I'm having considerable problems with my camera lately. It's not allowing me to transfer pictures to my computer. It's supposed to automatically upload the new images to the computer when I turn it on but apparently pissed off it's being used so much because it's stomping it's feet like a 2 year old and refusing to follow through with my requests. I took a great picture this morning and wanted to post it to the blog, but all you're gonna get is my rant about said camera because it's NOT COOPERATING!

But maybe, just maybe, if we can't fix it this will mean I can upgrade to a real camera soon. That would be thrilling beyond belief but expensive as hell. Once upon a time N wanted a camera with all the bells and whistles but that was before I ruined his camera and since then he has kind of given up on the dream. So if we did get a camera, I imagine it would be more for me than us. Who knows, maybe he would get the bug again . . .

I went to bed at 6pm last night. I had been feeling awful all day (all week actually) - migraine, sneezing, sniffling - and finally just cut my losses and told my body it could take a break from all things productive. Earlier in the day I had tried to curb the pain with a good dose of shopping but when I couldn't make a clear headed choice between that black patent leather clutch OR that black patent leather clutch I threw my hands in the air and went home. Today, i'm feeling considerably better although it's still touch and go. Hopefully i'll be back on my feet before too long.

Maybe tomorrow i'll write a real entry. . .

For now, I think i'm gonna go take some more ibprofuen & take a shower.

Tuesday, December 4, 2007

Days & Nights

It's 3.30 in the morning and I can't sleep. I never have a problem falling to sleep (my friends & family would attest that I have probably set records in that category) but i always seem to wake up in the middle of the night. It's not a problem when i'm not working or going to school, i kind of enjoy the silence of the middle of the night. The solitude. The stillness. Most of all the stillness.

Went for my morning walk yesterday. Glorious, simply, glorious. Early in the morning, the sun cast a warm vanilla hue over the land. The fog started to lift off the earth, buoyant from the heat of the sun, the clouds returning back to their home in the sky. Absolutely breathtaking. I am learning to be thankful for every moment my feet remain planted on the ground.

Move into the new condo today. Yesterday when we go the keys for it was really the first time i got to see it. I drove there wondering if it would feel like home, i crave the semblance of home when i'm here. Just someplace where I can hang my hat and feel comfortable. I've learned hotels are not that place, no matter how hard we try to create them to be. I arrived at the condo, stepped in and immediately. . . breathed. Yes, much better. Much better indeed.
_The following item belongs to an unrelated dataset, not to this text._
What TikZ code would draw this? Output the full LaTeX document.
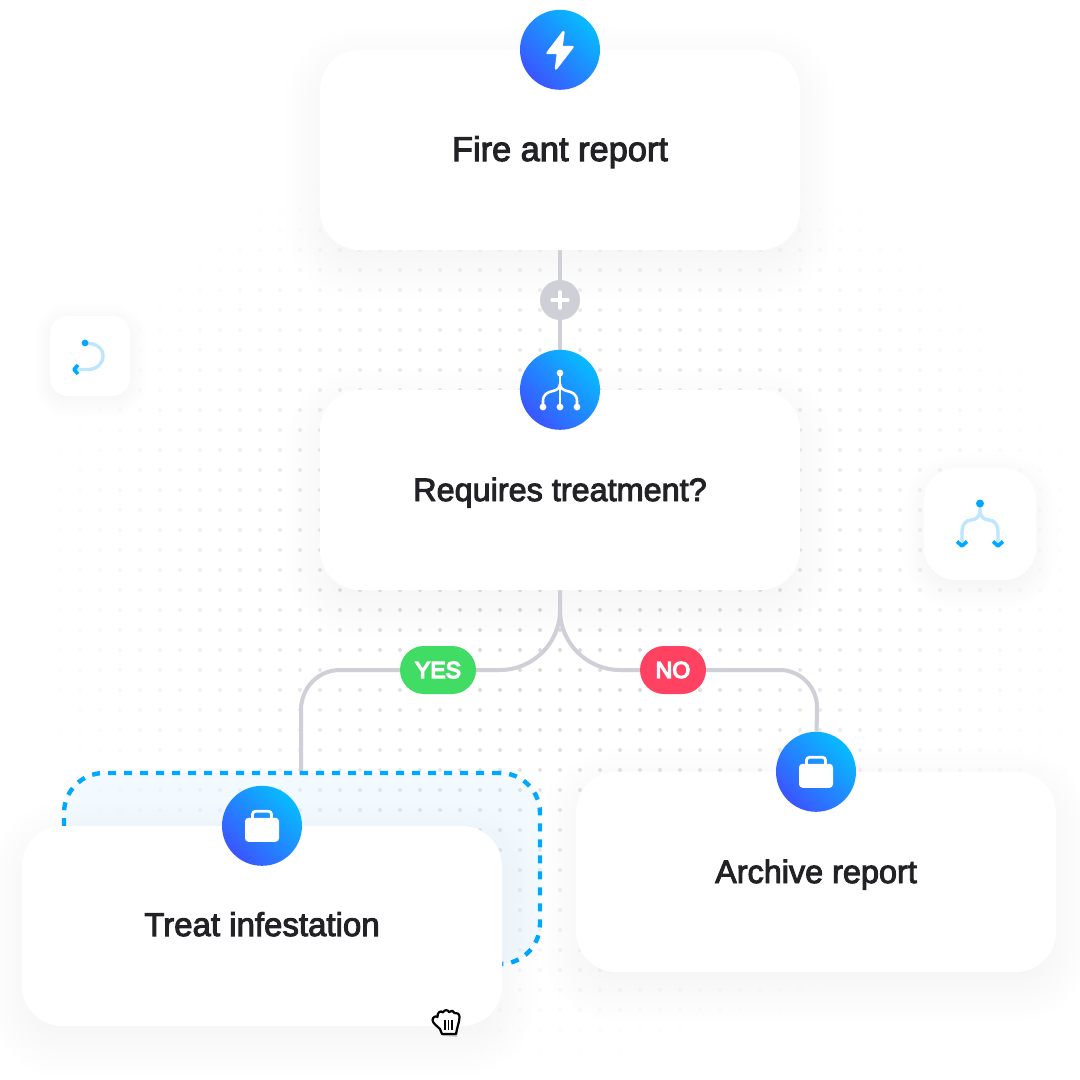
\documentclass[tikz,border=0pt]{standalone}
\usepackage{fontspec}
\usepackage{tikz}
\setmainfont{Liberation Sans}[FakeBold=3]
\newfontfamily\pillfont{Liberation Sans}[FakeBold=6]
\usetikzlibrary{backgrounds,positioning}
\definecolor{linkgray}{HTML}{CFCFD8}
\definecolor{ballblue}{HTML}{3B55FF}
\definecolor{ballcyan}{HTML}{06BCFF}
\definecolor{dashblue}{HTML}{00A8FF}
\definecolor{paleblue}{HTML}{BFE6FF}
\definecolor{titletext}{HTML}{222226}
\definecolor{yesgreen}{HTML}{40DC64}
\definecolor{nored}{HTML}{FF4162}

% soft shadow below a node: #1 name, #2 corner radius, #3 spread, #4 drop
\newcommand{\softshadow}[4]{%
  \foreach \g in {0,1,...,9} {
    \pgfmathsetmacro{\gg}{\g*#3/9-#3/3}
    \pgfmathsetmacro{\rr}{max(#2+\gg,1)}
    \fill [black, opacity=0.003, rounded corners=\rr pt]
      ([xshift=-\gg pt,yshift=\gg pt-#4 pt]#1.north west) rectangle
      ([xshift=\gg pt,yshift=-\gg pt-#4 pt]#1.south east);
  }
}

\begin{document}
\begin{tikzpicture}[
    x=1pt, y=-1pt,
    flowcard/.style={
      rectangle,
      rounded corners=40pt,
      fill=white,
      minimum width=480pt,
      minimum height=200pt,
      inner sep=0pt,
      text height=28pt,
      text depth=6pt,
      text=titletext,
      font=\fontsize{32.4}{36}\selectfont
    },
    iconball/.style={
      circle,
      minimum size=80pt,
      inner sep=0pt,
      left color=ballcyan,
      right color=ballblue,
      shading angle=-45
    },
    toolcard/.style={
      rectangle,
      fill=white,
      inner sep=0pt
    },
    pill/.style={
      rectangle,
      rounded corners=24pt,
      minimum height=48pt,
      inner sep=0pt,
      text=white,
      font=\pillfont\fontsize{23}{26}\selectfont
    },
    flowline/.style={
      draw=linkgray,
      line width=4pt
    },
    iconline/.style={
      draw=white,
      line width=2.6pt,
      line cap=round,
      line join=round
    },
    paleline/.style={
      draw=paleblue,
      line width=3.4pt
    },
    tipline/.style={
      draw=dashblue,
      line width=3.6pt,
      line join=round
    }
  ]
  \useasboundingbox (0,0) rectangle (1080,1080);

  % dotted backdrop
  \begin{pgfonlayer}{background}
    \fill [white] (0,0) rectangle (1080,1080);
    \foreach \px in {40,60,...,1060} {
      \foreach \py in {170,190,...,1050} {
        \pgfmathsetmacro{\dd}{sqrt(((\px-560)/530)^2+((\py-590)/470)^2)}
        \pgfmathsetmacro{\dotshade}{14*max(0,min(1,1.3*(1-\dd)))}
        \fill [black!\dotshade!white] (\px,\py) circle (2pt);
      }
    }
  \end{pgfonlayer}

  % the cards
  \node [flowcard, font=\fontsize{34.4}{36}\selectfont] (reportcard) at (560,150) {Fire ant report};
  \node [iconball] (reportball) at (reportcard.north) {};
  \node [flowcard] (decisioncard) at (560,490) {Requires treatment?};
  \node [iconball] (decisionball) at (decisioncard.north) {};
  \node [circle, fill=linkgray, minimum size=40pt, inner sep=0pt] (plusnode) at (560,300) {};
  \node [flowcard] (archivecard) at (816,872) {Archive report};
  \node [iconball] (archiveball) at (archivecard.north) {};

  % selection behind the card being moved
  \node [rectangle, rounded corners=40pt, draw=dashblue, line width=4.4pt,
         dash pattern=on 8pt off 8pt, fill=dashblue, fill opacity=0.05, draw opacity=1,
         minimum width=476pt, minimum height=191pt, inner sep=0pt, outer sep=0pt]
         (dropzone) at (302,868.5) {};
  \node [flowcard, fill=none] (treatshadow) at (262,926) {};
  \softshadow{treatshadow}{40}{54}{14}
  \node [flowcard, text height=27pt, text depth=7pt, font=\fontsize{33}{36}\selectfont] (treatcard) at (262,926) {Treat infestation};
  \node [iconball] (treatball) at (treatcard.north) {};

  \node [pill, minimum width=76pt, fill=yesgreen] (yespill) at (438,670) {YES};
  \node [pill, minimum width=66pt, fill=nored] (nopill) at (673,670) {NO};

  % the two tool tiles
  \node [toolcard, rounded corners=18pt, minimum size=80pt] (looptile) at (90,356) {};
  \node [toolcard, rounded corners=32pt, minimum size=112pt] (forktile) at (980,524) {};

  % shadows and connectors stay under everything
  \begin{pgfonlayer}{background}
    \softshadow{reportcard}{40}{54}{14}
    \softshadow{decisioncard}{40}{54}{14}
    \softshadow{archivecard}{40}{54}{14}
    \softshadow{looptile}{18}{24}{4}
    \softshadow{forktile}{32}{32}{8}

    \coordinate (forkpoint) at (560,610);
    \coordinate (treatdrop) at (301,774);
    \draw [flowline] (reportcard.south) -- (plusnode);
    \draw [flowline] (plusnode) -- (decisionball);
    \draw [flowline] (decisioncard.south) -- (forkpoint)
      .. controls (560,643) and (533,670) .. (500,670) -- (yespill);
    \draw [flowline] (yespill) -- (340,670)
      .. controls (318,670) and (301,688) .. (301,710) -- (treatdrop);
    \draw [flowline] (forkpoint)
      .. controls (560,643) and (587,670) .. (620,670) -- (nopill);
    \draw [flowline] (nopill) -- (780,670)
      .. controls (800,670) and (817,687) .. (817,707) -- (archiveball);
  \end{pgfonlayer}

  % plus sign
  \draw [iconline, line width=3.4pt] (552,300) -- (568,300);
  \draw [iconline, line width=3.4pt] (560,292) -- (560,308);

  % lightning bolt
  \fill [white, draw=white, line width=2.4pt, line join=round]
    (563.5,32) -- (547.5,53) -- (558,53) -- (556,68.5) -- (572.5,47) -- (561.5,47) -- cycle;

  % fork glyph in the decision ball
  \draw [iconline] (560,373) -- (560,407);
  \draw [iconline] (543,407) -- (543,401) .. controls (543,394) and (548,392) .. (553,391)
    .. controls (557,390) and (560,388) .. (560,384);
  \draw [iconline] (577,407) -- (577,401) .. controls (577,394) and (572,392) .. (567,391)
    .. controls (563,390) and (560,388) .. (560,384);
  \foreach \dotx/\doty in {560/373, 543/407, 560/407, 577/407} {
    \fill [white] (\dotx,\doty) circle (3.4pt);
  }

  % briefcases
  \foreach \ballname in {treatball, archiveball} {
    \begin{scope}[shift={(\ballname.center)}]
      \fill [white, rounded corners=3.5pt] (-17,-8) rectangle (17,16);
      \draw [white, line width=2.8pt, rounded corners=3pt] (-9.5,-7) -- (-9.5,-14.5) -- (9.5,-14.5) -- (9.5,-7);
    \end{scope}
  }

  % loop glyph
  \draw [paleline] (85,343) .. controls (96,343) and (103,348) .. (103,356)
    .. controls (103,364) and (96,369.5) .. (88,369.5) -- (76,369.5);
  \fill [dashblue] (85,343) circle (3.4pt);
  \draw [tipline] (78,365) -- (74,369.5) -- (78,374);

  % fork glyph in the right tile
  \draw [paleline] (980,504) -- (980,511) .. controls (980,517) and (975,520) .. (971,520)
    .. controls (966,520) and (962,525) .. (962,531) -- (962,544);
  \draw [paleline] (980,511) .. controls (980,517) and (985,520) .. (989,520)
    .. controls (994,520) and (998,525) .. (998,531) -- (998,544);
  \fill [dashblue] (980,503.5) circle (4pt);
  \draw [tipline] (957,541.5) -- (962,546) -- (967,541.5);
  \draw [tipline] (993,541.5) -- (998,546) -- (1003,541.5);

  % grabbing hand
  \fill [black!35, opacity=0.5] (443,1036) -- (434,1022) -- (460,1018) -- (457,1037) -- cycle;
  \draw [black, fill=white, line width=2.2pt, line join=round]
    (442,1034) -- (440,1029) .. controls (437,1026) and (432.5,1023) .. (432.5,1020)
    .. controls (432.5,1017) and (436,1015.5) .. (437.5,1017)
    .. controls (437,1012) and (441,1010) .. (443,1012.5)
    .. controls (444,1009.5) and (448,1009.5) .. (449,1012)
    .. controls (451,1010) and (454,1010.5) .. (454.5,1013)
    .. controls (457,1012) and (459.5,1014) .. (459.5,1017)
    .. controls (459.5,1022) and (457,1027) .. (456,1034) -- cycle;
  \draw [black, line width=1.4pt] (445,1020) -- (445,1030);
  \draw [black, line width=1.4pt] (448.5,1020) -- (448.5,1030);
  \draw [black, line width=1.4pt] (452,1020) -- (452,1030);
\end{tikzpicture}
\end{document}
Looking for something to do - a book club, volunteering, a hobby, maybe even a part-time job if we can swing it with one car. Now that the wedding has passed, the thank you's written, the unemployment issue adverted (for at least a time, the search must go on however) & we've found a better place to live, I find myself alone too much in a big city where I know very few people. I need to do something to make friends, acquaintances at the very least. I want to feel useful & productive again. At the very least, I really should start fueling my energy into writing, photography and Chic & Green. Also, there's the possibility of working alongside Home Away From Home, which would absolutely delight me.

There is no lack of opportunities or ingenue, I just need to dive head first and learn to not be afraid of outcomes.

Off to bed, long day of unpacking ahead.